Is there any way to access the command line arguments, without using the argument to main? I need to access it in another function, and I would prefer not passing it in.
I need a solution that only necessarily works on Mac OS and Linux with GCC.
I don't know how to do it on MacOS, but I suspect the trick I will describe here can be ported to MacOS with a bit of cross-reading.
On linux you can use the so called ".init_array" section of the ELF binary, to register a function which gets called during program initilization (before main() is called). This function has the same signature as the normal main() function, execept it returns "void".
Thus, you can use this function to remember or process argc, argv[] and evp[].
Here is some code you can use:
static void my_cool_main(int argc, char* argv[], char* envp[])
{
// your code goes here
}
__attribute__((section(".init_array"))) void (* p_my_cool_main)(int,char*[],char*[]) = &my_cool_main;
PS: This code can also be put in a library, so it should fit your case.
It even works, when your prgram is run with valgrind - valgrind does not fork a new process, and this results in /proc/self/cmdline showing the original valgrind command-line.
PPS: Keep in mind that during this very early program execution many subsystem are not yet fully initialized - I tried libc I/O routines, they seem to work, but don't rely on it - even gloval variables might not yet be constructed, etc...
In Linux, you can open /proc/self/cmdline (assuming that /proc is present) and parse manually (this is only required if you need argc/argv before main() - e.g. in a global constructor - as otherwise it's better to pass them via global vars).
More solutions are available here: http://blog.linuxgamepublishing.com/2009/10/12/argv-and-argc-and-just-how-to-get-them/
Yeah, it's gross and unportable, but if you are solving practical problems you may not care.
You can copy them into global variables if you want.
I do not think you should do it as the C runtime will prepare the arguments and pass it into the main via int argc, char **argv, do not attempt to manipulate the behaviour by hacking it up as it would largely be unportable or possibly undefined behaviour!! Stick to the rules and you will have portability...no other way of doing it other than breaking it...
You can. Most platforms provide global variables __argc and __argv. But again, I support zneak's comment.
P.S. Use boost::program_options to parse them. Please do not do it any other way in C++.
Is there some reason why passing a pointer to space that is already consumed is so bad?

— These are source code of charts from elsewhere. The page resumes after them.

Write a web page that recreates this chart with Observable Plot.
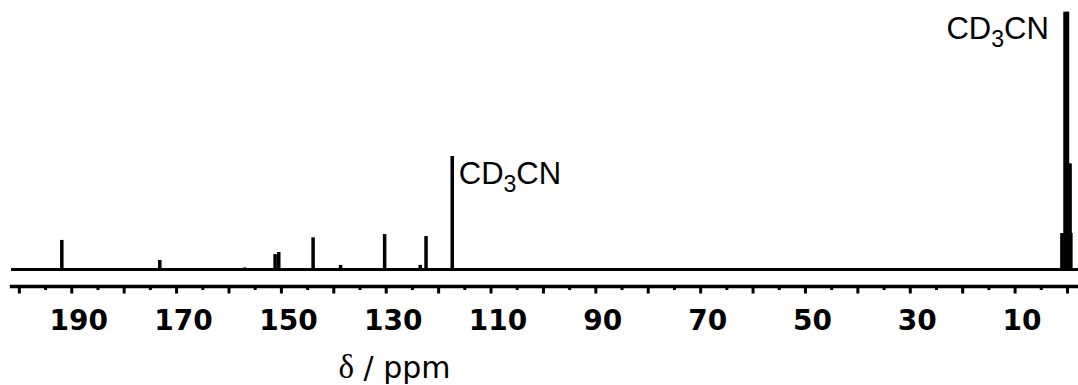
<!DOCTYPE html>
<html>
<head>
<meta charset="utf-8">
<script src="https://cdn.jsdelivr.net/npm/d3@7"></script>
<script src="https://cdn.jsdelivr.net/npm/@observablehq/plot@0.6"></script>
<style>
  html, body { margin: 0; padding: 0; background: #fff; }
  #chart svg { display: block; }
</style>
</head>
<body>
<div id="chart"></div>
<script>
// 13C NMR peaks (chemical shift in ppm, relative intensity in % of the tallest line)
const shifts      = [191.9, 173.2, 157.0, 151.2, 150.5, 143.95, 138.7, 130.3, 123.5, 122.4, 117.4];
const intensities = [11.3,  3.5,   0.6,   5.8,   6.6,   12.3,   1.6,   13.6,  1.6,   12.8,  43.9];

// CD3CN methyl septet lines
const septetShifts      = [1.18, 0.90, 0.59, 0.32, 0.06, -0.11, -0.42, -0.61, -0.76];
const septetIntensities = [14,   14,   100,  100,  100,  100,   41,    41,    14];

// Solvent annotations
const solventLabel = "CD3CN";
const nitrileLabel = {ppm: 117.4, intensity: 43.9};
const methylLabel  = {ppm: 0.32, intensity: 100};

// Axis
const majorTicks = d3.range(0, 201, 10);
const minorTicks = d3.range(5, 200, 10);
const tickLabels = d3.range(10, 200, 20);
const axisTitle = "δ / ppm";

const peaks = shifts.map((ppm, i) => ({ppm, intensity: intensities[i]}));
const septet = septetShifts.map((ppm, i) => ({ppm, intensity: septetIntensities[i]}));

const chart = Plot.plot({
  width: 1078,
  height: 385,
  marginLeft: 11,
  marginRight: 0,
  marginTop: 0,
  marginBottom: 99,
  x: {domain: [201.5, -2.1]},
  y: {domain: [0, 100], insetTop: 11.7, insetBottom: 17, axis: null},
  style: {background: "white", color: "black", overflow: "visible"},
  marks: [
    Plot.ruleY([0], {stroke: "black", strokeWidth: 2.8}),
    Plot.ruleX(peaks, {x: "ppm", y: "intensity", stroke: "black", strokeWidth: 3.5}),
    Plot.ruleX(septet, {x: "ppm", y: "intensity", stroke: "black", strokeWidth: 2.3}),
    Plot.frame({anchor: "bottom", stroke: "black", strokeWidth: 3.3}),
    Plot.axisX(majorTicks, {anchor: "bottom", tickSize: 7.5, strokeWidth: 3, tickFormat: () => "", label: null}),
    Plot.axisX(minorTicks, {anchor: "bottom", tickSize: 4, strokeWidth: 3, tickFormat: () => "", label: null}),
    Plot.axisX(tickLabels, {
      anchor: "bottom", tickSize: 0, tickPadding: 24, dx: 7, label: null,
      fontSize: 28, fontWeight: "bold", fontFamily: "DejaVu Sans", fill: "black"
    }),
    Plot.text([nitrileLabel], {
      x: "ppm", y: "intensity", text: () => solventLabel,
      textAnchor: "start", lineAnchor: "bottom", dx: 6.5, dy: 27,
      fontSize: 31, fontFamily: "Liberation Sans, Arial, sans-serif", fill: "black"
    }),
    Plot.text([methylLabel], {
      x: "ppm", y: "intensity", text: () => solventLabel,
      textAnchor: "end", lineAnchor: "bottom", dx: -17, dy: 26.6,
      fontSize: 31, fontFamily: "Liberation Sans, Arial, sans-serif", fill: "black"
    }),
    Plot.text([axisTitle], {
      frameAnchor: "bottom-left", textAnchor: "start", lineAnchor: "bottom",
      dx: 327, dy: 91, fontSize: 30, fontFamily: "DejaVu Sans, sans-serif", fill: "black"
    })
  ]
});

document.getElementById("chart").appendChild(chart);

// Subscript the isotope count and set the delta in a serif face
chart.querySelectorAll("text").forEach(t => {
  if (t.textContent === solventLabel) {
    t.innerHTML = 'CD<tspan dy="8" font-size="23">3</tspan><tspan dy="-8">CN</tspan>';
  } else if (t.textContent === axisTitle) {
    t.innerHTML = '<tspan font-family="Liberation Serif, serif" font-size="33">δ</tspan> / ppm';
  }
});
</script>
</body>
</html>
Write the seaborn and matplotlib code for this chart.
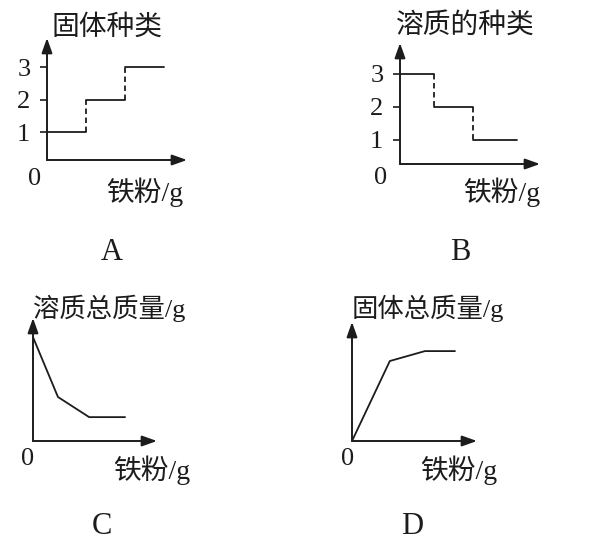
import pandas as pd
import matplotlib.pyplot as plt
import seaborn as sns

# A: 固体种类 step levels vs iron powder
a_breaks = [0, 1, 2, 3]
a_levels = [1, 2, 3]
# B: 溶质的种类
b_breaks = [0, 0.87, 1.87, 3.0]
b_levels = [3, 2, 1]
# C: 溶质总质量 (polyline)
c_x = [0, 0.64, 1.44, 2.36]
c_y = [3.35, 1.42, 0.77, 0.77]
# D: 固体总质量 (polyline)
d_x = [0, 0.97, 1.87, 2.64]
d_y = [0, 2.58, 2.9, 2.9]

tick_vals = [1, 2, 3]
tick_labels = ['1', '2', '3']
titles = ['固体种类', '溶质的种类', '溶质总质量/g', '固体总质量/g']
xlabel = '铁粉/g'
panel_tags = ['A', 'B', 'C', 'D']

sns.set_style('white')
plt.rcParams['font.family'] = ['Liberation Serif', 'Noto Sans CJK SC']

W, H = 591, 546
INK = '#1c1c1c'
fig = plt.figure(figsize=(W / 100, H / 100), dpi=100)
fig.patch.set_facecolor('white')


def px_axes(x0, y0, w, h, ybase=0.0, ypx=31.0, xpx=39.0):
    # origin at pixel (x0, y0) counted from the top-left corner
    ax = fig.add_axes([x0 / W, (H - y0) / H, w / W, h / H])
    ax.set_xlim(0, w / xpx)
    ax.set_ylim(ybase, ybase + h / ypx)
    for s in ax.spines.values():
        s.set_visible(False)
    ax.set_facecolor('none')
    ax.set_xticks([])
    ax.set_yticks([])
    arrow = dict(arrowstyle='-|>,head_length=0.9,head_width=0.32', lw=1.4,
                 color=INK, shrinkA=0, shrinkB=0)
    ax.annotate('', xy=(1, 0), xytext=(0, 0), xycoords='axes fraction',
                arrowprops=arrow, annotation_clip=False)
    ax.annotate('', xy=(0, 1), xytext=(0, 0), xycoords='axes fraction',
                arrowprops=arrow, annotation_clip=False)
    return ax


def add_ticks(ax):
    ax.set_yticks(tick_vals)
    ax.set_yticklabels(tick_labels)
    ax.tick_params(axis='y', left=True, length=5, width=1.2, color=INK,
                   direction='out', pad=7, labelsize=19, labelcolor=INK)


def draw_steps(ax, breaks, levels):
    seg = pd.DataFrame({
        'x': [b for i in range(len(levels)) for b in (breaks[i], breaks[i + 1])],
        'y': [lv for lv in levels for _ in range(2)],
        'seg': [i for i in range(len(levels)) for _ in range(2)],
    })
    sns.lineplot(data=seg, x='x', y='y', units='seg', estimator=None,
                 color=INK, lw=1.3, ax=ax)
    ax.vlines(breaks[1:-1], levels[:-1], levels[1:], colors=INK, lw=1.3,
              linestyles=(0, (3, 2)))
    ax.set_xlabel('')
    ax.set_ylabel('')


def ptext(x, y, s, size, ha='left'):
    fig.text(x / W, 1 - y / H, s, fontsize=size, ha=ha, va='center', color=INK)


# panel A
axA = px_axes(47, 160, 140, 122, ybase=0.14, ypx=32.5)
draw_steps(axA, a_breaks, a_levels)
add_ticks(axA)
ptext(52, 28, titles[0], 20)
ptext(35, 179, '0', 19, ha='center')
ptext(106, 192, xlabel, 20)
ptext(112, 253, panel_tags[0], 22, ha='center')

# panel B
axB = px_axes(400, 164, 140, 121, ybase=0.27, ypx=33.0)
draw_steps(axB, b_breaks, b_levels)
add_ticks(axB)
ptext(396, 26, titles[1], 20)
ptext(381, 178, '0', 19, ha='center')
ptext(463, 192, xlabel, 20)
ptext(460, 253, panel_tags[1], 22, ha='center')

# panel C
axC = px_axes(33, 441, 124, 123)
sns.lineplot(x=c_x, y=c_y, sort=False, estimator=None, color=INK, lw=1.3, ax=axC)
ptext(33, 308, titles[2], 19)
ptext(28, 459, '0', 19, ha='center')
ptext(113, 470, xlabel, 20)
ptext(102, 527, panel_tags[2], 22, ha='center')

# panel D
axD = px_axes(352, 441, 125, 119)
sns.lineplot(x=d_x, y=d_y, sort=False, estimator=None, color=INK, lw=1.3, ax=axD)
ptext(352, 308, titles[3], 19)
ptext(348, 459, '0', 19, ha='center')
ptext(420, 470, xlabel, 20)
ptext(412, 527, panel_tags[3], 22, ha='center')

fig.savefig('out.png', dpi=100)
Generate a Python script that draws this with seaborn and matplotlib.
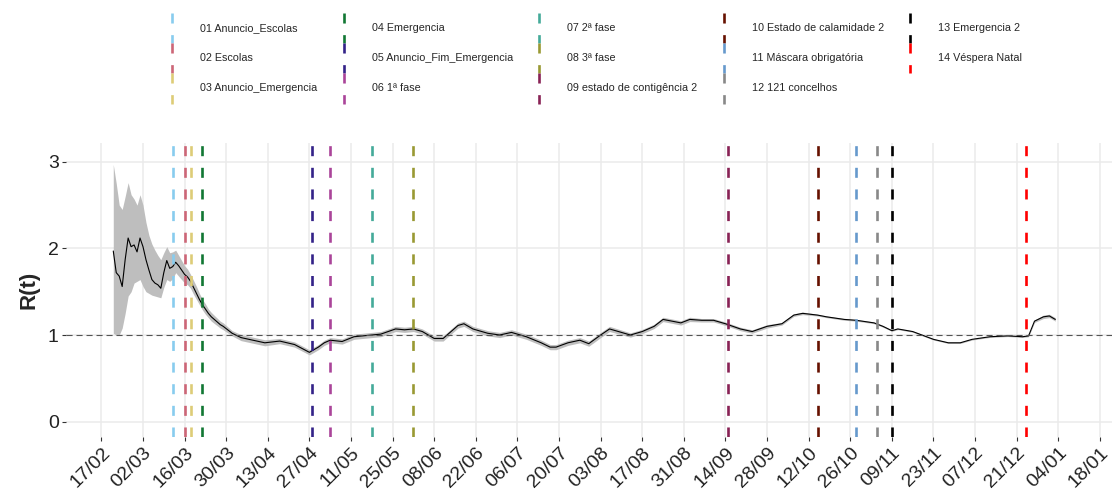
import pandas as pd
import seaborn as sns
import matplotlib.pyplot as plt
import matplotlib.dates as mdates
from matplotlib.lines import Line2D
from matplotlib.legend_handler import HandlerBase

# R(t) estimate with its confidence band
r_dates = [
    "2020-02-21", "2020-02-22", "2020-02-23", "2020-02-24", "2020-02-25", "2020-02-26",
    "2020-02-27", "2020-02-28", "2020-02-29", "2020-03-01", "2020-03-02", "2020-03-03",
    "2020-03-04", "2020-03-05", "2020-03-06", "2020-03-07", "2020-03-08", "2020-03-09",
    "2020-03-10", "2020-03-11", "2020-03-12", "2020-03-13", "2020-03-14", "2020-03-15",
    "2020-03-16", "2020-03-17", "2020-03-18", "2020-03-19", "2020-03-20", "2020-03-21",
    "2020-03-22", "2020-03-23", "2020-03-24", "2020-03-25", "2020-03-28", "2020-03-29",
    "2020-04-01", "2020-04-04", "2020-04-08", "2020-04-12", "2020-04-17", "2020-04-22",
    "2020-04-27", "2020-04-30", "2020-05-02", "2020-05-04", "2020-05-08", "2020-05-12",
    "2020-05-18", "2020-05-21", "2020-05-26", "2020-05-29", "2020-06-01", "2020-06-04",
    "2020-06-08", "2020-06-11", "2020-06-16", "2020-06-18", "2020-06-21", "2020-06-26",
    "2020-06-30", "2020-07-04", "2020-07-09", "2020-07-14", "2020-07-17", "2020-07-19",
    "2020-07-23", "2020-07-27", "2020-07-30", "2020-08-03", "2020-08-06", "2020-08-13",
    "2020-08-17", "2020-08-21", "2020-08-24", "2020-08-30", "2020-09-02", "2020-09-06",
    "2020-09-10", "2020-09-14", "2020-09-19", "2020-09-23", "2020-09-28", "2020-10-03",
    "2020-10-07", "2020-10-10", "2020-10-15", "2020-10-18", "2020-10-24", "2020-10-28",
    "2020-11-03", "2020-11-06", "2020-11-09", "2020-11-11", "2020-11-16", "2020-11-23",
    "2020-11-28", "2020-12-02", "2020-12-06", "2020-12-12", "2020-12-18", "2020-12-23",
    "2020-12-25", "2020-12-27", "2020-12-30", "2021-01-01", "2021-01-03",
]
r_mean = [
    1.97, 1.72, 1.68, 1.56, 1.87, 2.12, 2.02, 2.04, 1.96, 2.12, 2.02, 1.87,
    1.75, 1.64, 1.60, 1.58, 1.54, 1.72, 1.86, 1.77, 1.79, 1.84, 1.80, 1.75,
    1.70, 1.67, 1.62, 1.55, 1.48, 1.41, 1.35, 1.30, 1.25, 1.21, 1.12, 1.10,
    1.02, 0.97, 0.94, 0.91, 0.93, 0.89, 0.80, 0.86, 0.91, 0.94, 0.925, 0.98,
    1.00, 1.01, 1.07, 1.06, 1.07, 1.04, 0.96, 0.96, 1.11, 1.13, 1.07, 1.02,
    1.00, 1.03, 0.98, 0.91, 0.86, 0.86, 0.91, 0.94, 0.90, 1.00, 1.07, 1.00,
    1.04, 1.10, 1.18, 1.14, 1.18, 1.17, 1.17, 1.13, 1.07, 1.04, 1.10, 1.13,
    1.23, 1.25, 1.23, 1.21, 1.18, 1.17, 1.14, 1.10, 1.05, 1.07, 1.04, 0.95,
    0.91, 0.91, 0.95, 0.98, 0.99, 0.98, 0.99, 1.16, 1.21, 1.22, 1.18,
]
r_low = [
    1.02, 1.00, 1.00, 1.08, 1.25, 1.45, 1.50, 1.60, 1.62, 1.64, 1.56, 1.50,
    1.48, 1.46, 1.45, 1.44, 1.43, 1.55, 1.64, 1.62, 1.65, 1.72, 1.68, 1.64,
    1.60, 1.58, 1.54, 1.47, 1.41, 1.35, 1.29, 1.24, 1.20, 1.16, 1.08, 1.06,
    0.99, 0.935, 0.905, 0.875, 0.90, 0.86, 0.77, 0.83, 0.88, 0.91, 0.895, 0.95,
    0.97, 0.98, 1.04, 1.03, 1.04, 1.01, 0.93, 0.93, 1.08, 1.10, 1.04, 0.99,
    0.97, 1.00, 0.95, 0.88, 0.83, 0.83, 0.88, 0.91, 0.87, 0.97, 1.04, 0.975,
    1.015, 1.075, 1.155, 1.115, 1.155, 1.15, 1.15, 1.11, 1.05, 1.02, 1.08, 1.115,
    1.215, 1.235, 1.22, 1.20, 1.17, 1.16, 1.13, 1.09, 1.042, 1.062, 1.032, 0.942,
    0.902, 0.902, 0.942, 0.972, 0.982, 0.972, 0.98, 1.145, 1.19, 1.20, 1.16,
]
r_high = [
    2.97, 2.75, 2.50, 2.45, 2.60, 2.76, 2.62, 2.57, 2.50, 2.62, 2.50, 2.30,
    2.15, 2.05, 1.98, 1.92, 1.87, 1.95, 2.02, 1.95, 1.96, 1.98, 1.92, 1.86,
    1.80, 1.76, 1.70, 1.63, 1.56, 1.48, 1.41, 1.36, 1.30, 1.26, 1.16, 1.14,
    1.05, 1.005, 0.975, 0.945, 0.96, 0.92, 0.83, 0.89, 0.94, 0.97, 0.955, 1.01,
    1.03, 1.04, 1.10, 1.09, 1.10, 1.07, 0.99, 0.99, 1.14, 1.16, 1.10, 1.05,
    1.03, 1.06, 1.01, 0.94, 0.89, 0.89, 0.94, 0.97, 0.93, 1.03, 1.10, 1.025,
    1.065, 1.125, 1.205, 1.165, 1.205, 1.19, 1.19, 1.15, 1.09, 1.06, 1.12, 1.145,
    1.245, 1.265, 1.24, 1.22, 1.19, 1.18, 1.15, 1.11, 1.058, 1.078, 1.048, 0.958,
    0.918, 0.918, 0.958, 0.988, 0.998, 0.988, 1.00, 1.175, 1.23, 1.24, 1.20,
]

# policy events shown as dashed vertical lines
event_labels = [
    "01 Anuncio_Escolas", "02 Escolas", "03 Anuncio_Emergencia", "04 Emergencia",
    "05 Anuncio_Fim_Emergencia", "06 1ª fase", "07 2ª fase", "08 3ª fase",
    "09 estado de contigência 2", "10 Estado de calamidade 2", "11 Máscara obrigatória",
    "12 121 concelhos", "13 Emergencia 2", "14 Véspera Natal",
]
event_dates = [
    "2020-03-12", "2020-03-16", "2020-03-18", "2020-03-22", "2020-04-28", "2020-05-04",
    "2020-05-18", "2020-06-01", "2020-09-15", "2020-10-15", "2020-10-28", "2020-11-04",
    "2020-11-09", "2020-12-24",
]
event_colors = [
    "#88CCEE", "#CC6677", "#DDCC77", "#117733", "#332288", "#AA4499", "#44AA99",
    "#999933", "#882255", "#661100", "#6699CC", "#888888", "#000000", "#FF0000",
]

df = pd.DataFrame({"date": pd.to_datetime(r_dates), "r": r_mean, "lo": r_low, "hi": r_high})

sns.set_style("white")
plt.rcParams["font.family"] = ["Liberation Sans", "DejaVu Sans"]


class VLineHandler(HandlerBase):
    # legend key drawn as a vertical dashed line, like the vlines in the plot
    def create_artists(self, legend, orig_handle, xdescent, ydescent, width, height, fontsize, trans):
        x = width / 2 - xdescent
        ln = Line2D([x, x], [height - ydescent, -ydescent])
        ln.update_from(orig_handle)
        ln.set_transform(trans)
        return [ln]


fig, ax = plt.subplots(figsize=(11.14, 4.94), dpi=100)
fig.subplots_adjust(left=0.059, right=0.998, top=0.711, bottom=0.115)

ax.fill_between(df["date"], df["lo"], df["hi"], color="#BEBEBE", lw=0, zorder=2)
sns.lineplot(data=df, x="date", y="r", color="black", lw=0.8, ax=ax, zorder=3)
ax.axhline(1, color="#555555", lw=0.8, ls=(0, (5.5, 3.5)), zorder=4)

dash = (0, (3.8, 4.4))
handles = []
for d, c in zip(event_dates, event_colors):
    ax.axvline(pd.Timestamp(d), color=c, lw=1.9, ls=dash, zorder=5)
    handles.append(Line2D([], [], color=c, lw=1.9, ls=dash))

ax.set_xlim(pd.Timestamp("2020-02-05"), pd.Timestamp("2021-01-22"))
ax.set_ylim(-0.18, 3.22)
ax.set_yticks([0, 1, 2, 3])
ax.set_xticks(pd.date_range("2020-02-17", "2021-01-18", freq="14D"))
ax.xaxis.set_major_formatter(mdates.DateFormatter("%d/%m"))

ax.grid(True, color="#EBEBEB", lw=1.1)
ax.set_axisbelow(True)
sns.despine(ax=ax, left=True, bottom=True)
ax.tick_params(axis="both", bottom=True, left=True, length=3, width=0.8,
               color="#333333", labelsize=14, labelcolor="#222222", pad=2)
for lab in ax.get_xticklabels():
    lab.set_rotation(45)
    lab.set_ha("right")
    lab.set_va("top")
    lab.set_rotation_mode("anchor")

ax.set_xlabel("")
ax.set_ylabel("R(t)", fontsize=16, fontweight="bold", labelpad=6)

fig.legend(handles, event_labels, loc="upper left", bbox_to_anchor=(0.1495, 0.974),
           ncol=5, frameon=False, fontsize=7.75, handlelength=1.0, handleheight=3.95,
           handletextpad=2.1, labelspacing=0, columnspacing=1.95, borderpad=0,
           borderaxespad=0, handler_map={Line2D: VLineHandler()})

fig.savefig("out.png", dpi=100)
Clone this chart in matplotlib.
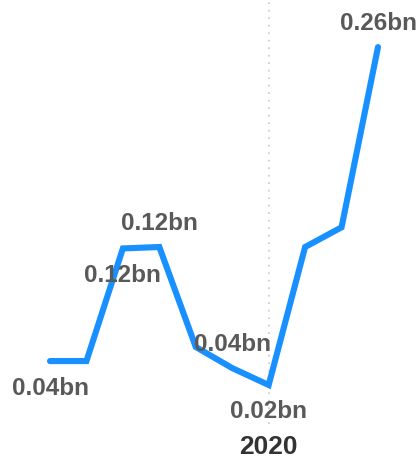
#!/usr/bin/env python3
"""Monthly value line chart (bn), with 2020 marker."""
import matplotlib
matplotlib.use('Agg')
import matplotlib.pyplot as plt

months = ["2019-07", "2019-08", "2019-09", "2019-10", "2019-11", "2019-12",
          "2020-01", "2020-02", "2020-03", "2020-04"]
values_bn = [0.040, 0.040, 0.120, 0.121, 0.050, 0.035, 0.023, 0.121, 0.135, 0.263]
label_text = ["0.04bn", None, "0.12bn", "0.12bn", None, "0.04bn", "0.02bn", None, None, "0.26bn"]
label_side = ["below", None, "below", "above", None, "above", "below", None, None, "above"]
year_ticks = ["2020"]

BLUE = '#1890ff'
GREY = '#595959'

plt.rcParams['font.family'] = ['Liberation Sans', 'DejaVu Sans']

fig = plt.figure(figsize=(4.19, 4.58), dpi=100)
ax = fig.add_axes([0, 0, 1, 1])
ax.axis('off')

xs = list(range(len(months)))
ax.plot(xs, values_bn, color=BLUE, lw=4.4, solid_capstyle='round', solid_joinstyle='miter', zorder=2)

# pixel-ish placement: index 0 at 50px, index 9 at 378px; value axis 1408 px per bn
px_per_idx = (378 - 50) / 9
ax.set_xlim(-50 / px_per_idx, 9 + (419 - 378) / px_per_idx)
ax.set_ylim(0.023 - 73 / 1408, 0.023 + 385 / 1408)

# year marker
yi = months.index("2020-01")
y_bottom = ax.get_ylim()[0] + (458 - 424) / 1408
ax.plot([yi, yi], [y_bottom, ax.get_ylim()[1]], color='#c8c8c8', lw=1.2,
        ls=(0, (1, 3.5)), zorder=1)
ax.annotate(year_ticks[0], (yi, ax.get_ylim()[0]), xytext=(0, 11), textcoords='offset pixels',
            ha='center', va='center', fontsize=19, fontweight='bold', color='#333333')

for x, v, t, s in zip(xs, values_bn, label_text, label_side):
    if t is None:
        continue
    dy = -27 if s == "below" else 24
    ax.annotate(t, (x, v), xytext=(0, dy), textcoords='offset pixels',
                ha='center', va='center', fontsize=17.5, fontweight='bold', color=GREY, zorder=3)

fig.savefig('out.png', dpi=100)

You won't be getting any real savings out of eliminating the argument to the function in question and you could set off an interesting display of fireworks. Skirting around main()'s call stack with creative hackery usually ends up in undefined behavior, or reliance on compiler specific behavior. Both are bad for functionality and portability respectively.
Keep in mind the arguments in question are pointers to arguments, they are going to consume space no matter what you do. The convenience of an index of them is as cheap as sizeof(int), I don't see any reason not to use it.
It sounds like you are optimizing rather aggressively and prematurely, or you are stuck with having to add features into code that you really don't want to mess with. In either case, doing things conventionally will save both time and trouble.